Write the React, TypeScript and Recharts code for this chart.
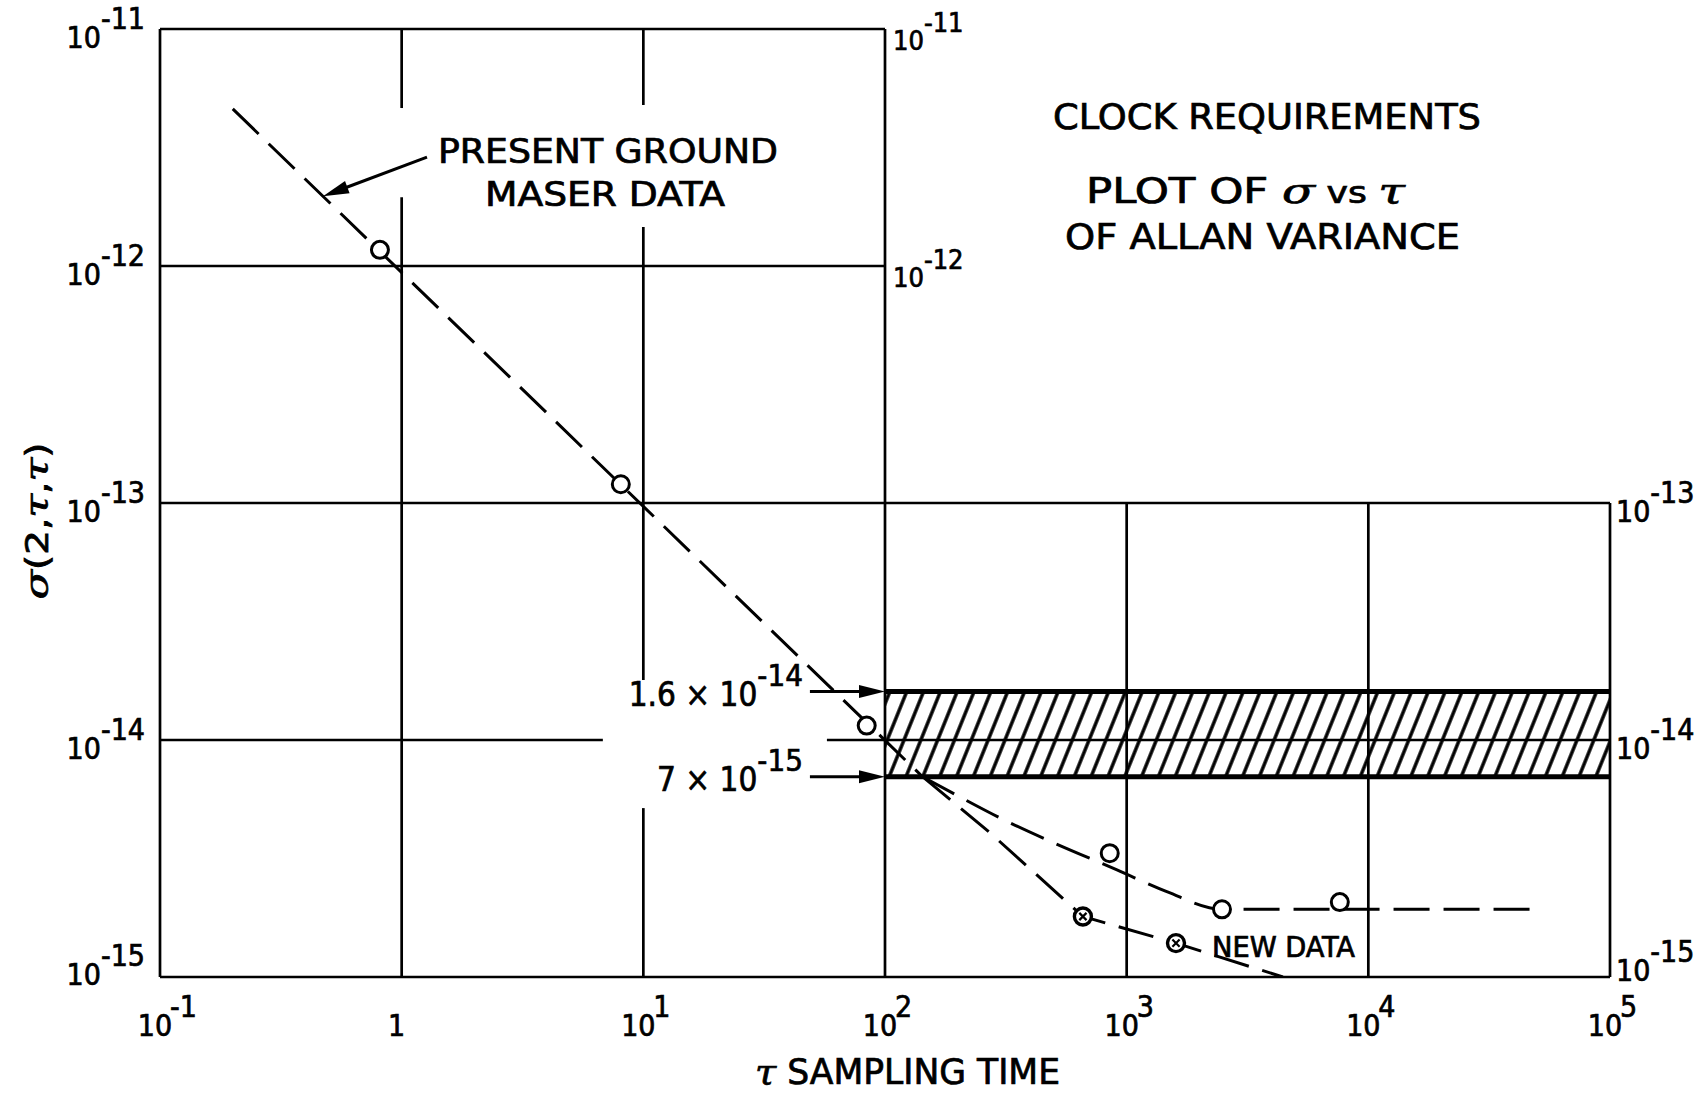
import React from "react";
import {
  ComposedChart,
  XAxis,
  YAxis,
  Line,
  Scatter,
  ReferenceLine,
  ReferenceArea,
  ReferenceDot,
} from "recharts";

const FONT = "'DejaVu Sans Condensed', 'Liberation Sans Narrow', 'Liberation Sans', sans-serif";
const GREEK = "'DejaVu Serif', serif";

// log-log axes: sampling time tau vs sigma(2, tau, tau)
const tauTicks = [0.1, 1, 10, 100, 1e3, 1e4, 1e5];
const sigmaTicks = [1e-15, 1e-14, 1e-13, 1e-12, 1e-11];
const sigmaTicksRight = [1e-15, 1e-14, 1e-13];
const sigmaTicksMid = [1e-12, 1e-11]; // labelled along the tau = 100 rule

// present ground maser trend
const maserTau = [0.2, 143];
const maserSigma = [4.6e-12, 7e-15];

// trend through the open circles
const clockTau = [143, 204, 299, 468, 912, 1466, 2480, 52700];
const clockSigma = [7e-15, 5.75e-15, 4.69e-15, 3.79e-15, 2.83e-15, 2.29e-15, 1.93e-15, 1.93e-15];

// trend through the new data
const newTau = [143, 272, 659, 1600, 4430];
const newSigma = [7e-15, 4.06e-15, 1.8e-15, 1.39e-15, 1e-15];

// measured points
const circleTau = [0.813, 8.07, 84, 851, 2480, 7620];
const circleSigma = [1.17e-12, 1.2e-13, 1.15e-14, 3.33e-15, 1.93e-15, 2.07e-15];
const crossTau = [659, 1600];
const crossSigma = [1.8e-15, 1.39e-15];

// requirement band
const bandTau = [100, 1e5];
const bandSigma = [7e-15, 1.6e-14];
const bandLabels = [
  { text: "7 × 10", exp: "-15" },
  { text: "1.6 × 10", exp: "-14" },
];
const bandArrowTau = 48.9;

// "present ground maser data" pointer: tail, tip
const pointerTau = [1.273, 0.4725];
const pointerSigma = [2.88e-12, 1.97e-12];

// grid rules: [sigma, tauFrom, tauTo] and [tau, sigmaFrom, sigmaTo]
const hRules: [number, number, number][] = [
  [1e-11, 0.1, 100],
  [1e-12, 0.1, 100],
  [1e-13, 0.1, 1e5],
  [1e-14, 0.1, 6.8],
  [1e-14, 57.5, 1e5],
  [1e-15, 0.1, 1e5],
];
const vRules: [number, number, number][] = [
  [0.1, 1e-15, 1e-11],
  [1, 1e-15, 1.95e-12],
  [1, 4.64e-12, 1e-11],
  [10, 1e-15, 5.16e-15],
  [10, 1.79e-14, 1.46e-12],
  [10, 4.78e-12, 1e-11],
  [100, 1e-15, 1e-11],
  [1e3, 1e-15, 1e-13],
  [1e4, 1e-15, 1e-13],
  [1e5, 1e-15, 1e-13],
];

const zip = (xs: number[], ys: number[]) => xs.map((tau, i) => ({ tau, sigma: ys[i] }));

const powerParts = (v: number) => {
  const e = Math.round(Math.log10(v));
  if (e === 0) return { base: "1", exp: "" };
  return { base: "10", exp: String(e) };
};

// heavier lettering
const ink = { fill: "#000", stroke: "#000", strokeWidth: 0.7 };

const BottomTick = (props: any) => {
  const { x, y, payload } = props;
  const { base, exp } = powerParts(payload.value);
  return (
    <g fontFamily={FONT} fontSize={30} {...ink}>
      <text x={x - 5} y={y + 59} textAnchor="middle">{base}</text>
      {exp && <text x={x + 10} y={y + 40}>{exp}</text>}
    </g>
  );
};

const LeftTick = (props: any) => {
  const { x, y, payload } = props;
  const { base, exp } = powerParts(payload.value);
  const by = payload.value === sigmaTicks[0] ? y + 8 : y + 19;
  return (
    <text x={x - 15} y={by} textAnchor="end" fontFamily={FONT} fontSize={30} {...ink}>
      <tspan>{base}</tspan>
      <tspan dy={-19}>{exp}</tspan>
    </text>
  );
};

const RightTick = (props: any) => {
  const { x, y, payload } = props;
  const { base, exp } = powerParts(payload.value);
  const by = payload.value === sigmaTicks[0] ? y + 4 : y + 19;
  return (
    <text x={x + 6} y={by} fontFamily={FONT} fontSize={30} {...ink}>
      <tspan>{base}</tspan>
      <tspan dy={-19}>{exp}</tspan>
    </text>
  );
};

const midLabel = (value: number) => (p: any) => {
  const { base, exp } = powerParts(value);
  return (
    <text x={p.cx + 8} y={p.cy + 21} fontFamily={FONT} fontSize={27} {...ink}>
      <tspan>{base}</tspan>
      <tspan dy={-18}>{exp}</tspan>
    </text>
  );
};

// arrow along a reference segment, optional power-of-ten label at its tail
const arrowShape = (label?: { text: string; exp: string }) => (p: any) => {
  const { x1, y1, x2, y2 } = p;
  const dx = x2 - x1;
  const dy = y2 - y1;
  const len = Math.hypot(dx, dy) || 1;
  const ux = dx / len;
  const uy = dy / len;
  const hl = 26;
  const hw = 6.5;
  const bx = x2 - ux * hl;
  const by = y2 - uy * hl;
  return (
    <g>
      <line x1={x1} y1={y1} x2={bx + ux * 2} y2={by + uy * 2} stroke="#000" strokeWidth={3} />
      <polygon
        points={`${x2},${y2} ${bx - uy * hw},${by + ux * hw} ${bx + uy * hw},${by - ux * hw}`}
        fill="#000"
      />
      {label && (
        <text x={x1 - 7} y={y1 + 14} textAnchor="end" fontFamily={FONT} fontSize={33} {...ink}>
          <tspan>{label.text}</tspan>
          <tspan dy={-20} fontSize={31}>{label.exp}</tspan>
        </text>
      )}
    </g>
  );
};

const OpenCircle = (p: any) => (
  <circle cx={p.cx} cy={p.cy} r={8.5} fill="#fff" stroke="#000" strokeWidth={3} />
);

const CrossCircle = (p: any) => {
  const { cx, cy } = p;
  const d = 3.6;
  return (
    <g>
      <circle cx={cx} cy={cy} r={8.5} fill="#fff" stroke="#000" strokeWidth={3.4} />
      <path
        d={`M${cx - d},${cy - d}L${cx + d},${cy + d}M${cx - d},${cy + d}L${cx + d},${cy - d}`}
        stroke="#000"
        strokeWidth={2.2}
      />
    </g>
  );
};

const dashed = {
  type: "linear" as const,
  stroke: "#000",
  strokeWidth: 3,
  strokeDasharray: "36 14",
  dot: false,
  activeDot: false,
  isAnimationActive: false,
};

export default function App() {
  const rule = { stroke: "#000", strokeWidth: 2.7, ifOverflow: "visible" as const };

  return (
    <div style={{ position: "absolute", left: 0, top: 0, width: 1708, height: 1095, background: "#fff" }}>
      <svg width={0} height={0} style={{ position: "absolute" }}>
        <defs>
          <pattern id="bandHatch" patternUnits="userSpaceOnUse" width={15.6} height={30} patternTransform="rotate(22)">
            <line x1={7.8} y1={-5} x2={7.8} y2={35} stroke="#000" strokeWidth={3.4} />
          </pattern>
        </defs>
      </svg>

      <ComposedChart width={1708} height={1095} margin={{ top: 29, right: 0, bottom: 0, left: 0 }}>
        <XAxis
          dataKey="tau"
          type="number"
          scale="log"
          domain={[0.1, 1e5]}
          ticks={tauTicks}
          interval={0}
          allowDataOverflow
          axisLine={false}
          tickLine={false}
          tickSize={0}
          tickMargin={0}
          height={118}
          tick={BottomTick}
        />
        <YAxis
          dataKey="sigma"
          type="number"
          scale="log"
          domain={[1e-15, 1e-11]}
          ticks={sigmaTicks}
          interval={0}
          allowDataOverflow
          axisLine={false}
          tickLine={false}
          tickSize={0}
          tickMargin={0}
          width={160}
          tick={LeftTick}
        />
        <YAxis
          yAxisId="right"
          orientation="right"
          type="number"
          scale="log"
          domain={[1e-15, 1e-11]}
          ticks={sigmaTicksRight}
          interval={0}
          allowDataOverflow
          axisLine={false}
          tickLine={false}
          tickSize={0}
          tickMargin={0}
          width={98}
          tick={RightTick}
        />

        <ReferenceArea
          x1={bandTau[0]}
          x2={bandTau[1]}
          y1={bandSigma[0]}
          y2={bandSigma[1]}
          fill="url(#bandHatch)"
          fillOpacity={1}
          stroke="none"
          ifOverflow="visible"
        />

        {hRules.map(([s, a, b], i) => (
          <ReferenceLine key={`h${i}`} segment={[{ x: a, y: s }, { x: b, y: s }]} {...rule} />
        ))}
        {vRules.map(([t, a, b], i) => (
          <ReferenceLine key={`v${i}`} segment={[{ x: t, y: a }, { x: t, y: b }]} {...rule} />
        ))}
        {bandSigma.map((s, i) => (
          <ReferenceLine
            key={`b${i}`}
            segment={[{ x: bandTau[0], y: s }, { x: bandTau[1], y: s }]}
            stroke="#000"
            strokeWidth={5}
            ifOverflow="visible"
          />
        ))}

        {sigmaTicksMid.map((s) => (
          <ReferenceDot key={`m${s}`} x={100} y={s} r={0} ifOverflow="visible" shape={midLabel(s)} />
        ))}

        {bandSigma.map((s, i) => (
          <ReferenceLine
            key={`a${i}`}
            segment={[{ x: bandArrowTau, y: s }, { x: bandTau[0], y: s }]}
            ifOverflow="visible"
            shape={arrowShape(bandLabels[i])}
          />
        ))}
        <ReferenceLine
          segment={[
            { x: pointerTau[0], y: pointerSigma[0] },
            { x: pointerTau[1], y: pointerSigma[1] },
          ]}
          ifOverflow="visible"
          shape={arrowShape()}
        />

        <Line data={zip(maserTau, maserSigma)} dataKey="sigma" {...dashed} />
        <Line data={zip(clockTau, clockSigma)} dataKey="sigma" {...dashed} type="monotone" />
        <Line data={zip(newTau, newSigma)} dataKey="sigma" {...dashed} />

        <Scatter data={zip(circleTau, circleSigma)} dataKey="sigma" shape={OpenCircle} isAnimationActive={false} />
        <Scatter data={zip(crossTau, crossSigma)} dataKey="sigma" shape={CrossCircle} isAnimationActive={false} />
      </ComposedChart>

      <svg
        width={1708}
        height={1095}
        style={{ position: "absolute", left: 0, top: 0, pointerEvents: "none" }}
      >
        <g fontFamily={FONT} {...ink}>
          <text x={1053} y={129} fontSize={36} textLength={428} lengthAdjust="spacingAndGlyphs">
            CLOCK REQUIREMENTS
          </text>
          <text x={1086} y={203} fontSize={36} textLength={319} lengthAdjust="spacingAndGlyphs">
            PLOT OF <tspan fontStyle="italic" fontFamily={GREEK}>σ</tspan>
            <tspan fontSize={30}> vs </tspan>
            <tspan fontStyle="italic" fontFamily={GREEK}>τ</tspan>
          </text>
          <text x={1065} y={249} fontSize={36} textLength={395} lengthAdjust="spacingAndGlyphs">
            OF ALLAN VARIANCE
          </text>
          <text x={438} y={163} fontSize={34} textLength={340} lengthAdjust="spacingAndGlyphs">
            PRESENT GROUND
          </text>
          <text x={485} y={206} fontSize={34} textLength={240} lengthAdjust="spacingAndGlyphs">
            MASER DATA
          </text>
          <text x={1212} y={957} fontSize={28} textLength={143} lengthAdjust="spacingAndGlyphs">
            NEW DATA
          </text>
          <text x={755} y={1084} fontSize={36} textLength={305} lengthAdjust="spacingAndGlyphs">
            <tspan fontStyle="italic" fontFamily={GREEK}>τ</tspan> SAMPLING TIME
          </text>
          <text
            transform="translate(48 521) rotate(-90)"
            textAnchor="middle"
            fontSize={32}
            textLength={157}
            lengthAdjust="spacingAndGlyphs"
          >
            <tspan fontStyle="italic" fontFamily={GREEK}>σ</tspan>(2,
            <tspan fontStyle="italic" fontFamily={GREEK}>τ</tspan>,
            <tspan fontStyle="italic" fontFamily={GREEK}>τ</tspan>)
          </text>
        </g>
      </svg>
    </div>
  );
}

* _STATED GOAL_: Your task is to return the lines above, from the first one up to and including the line containing "const sigmaTicksMid = [1e-12, 1e-11];", minus any pictures.

* _TASK RESPONSE_:
Write the React, TypeScript and Recharts code for this chart.
import React from "react";
import {
  ComposedChart,
  XAxis,
  YAxis,
  Line,
  Scatter,
  ReferenceLine,
  ReferenceArea,
  ReferenceDot,
} from "recharts";

const FONT = "'DejaVu Sans Condensed', 'Liberation Sans Narrow', 'Liberation Sans', sans-serif";
const GREEK = "'DejaVu Serif', serif";

// log-log axes: sampling time tau vs sigma(2, tau, tau)
const tauTicks = [0.1, 1, 10, 100, 1e3, 1e4, 1e5];
const sigmaTicks = [1e-15, 1e-14, 1e-13, 1e-12, 1e-11];
const sigmaTicksRight = [1e-15, 1e-14, 1e-13];
const sigmaTicksMid = [1e-12, 1e-11]; // labelled along the tau = 100 rule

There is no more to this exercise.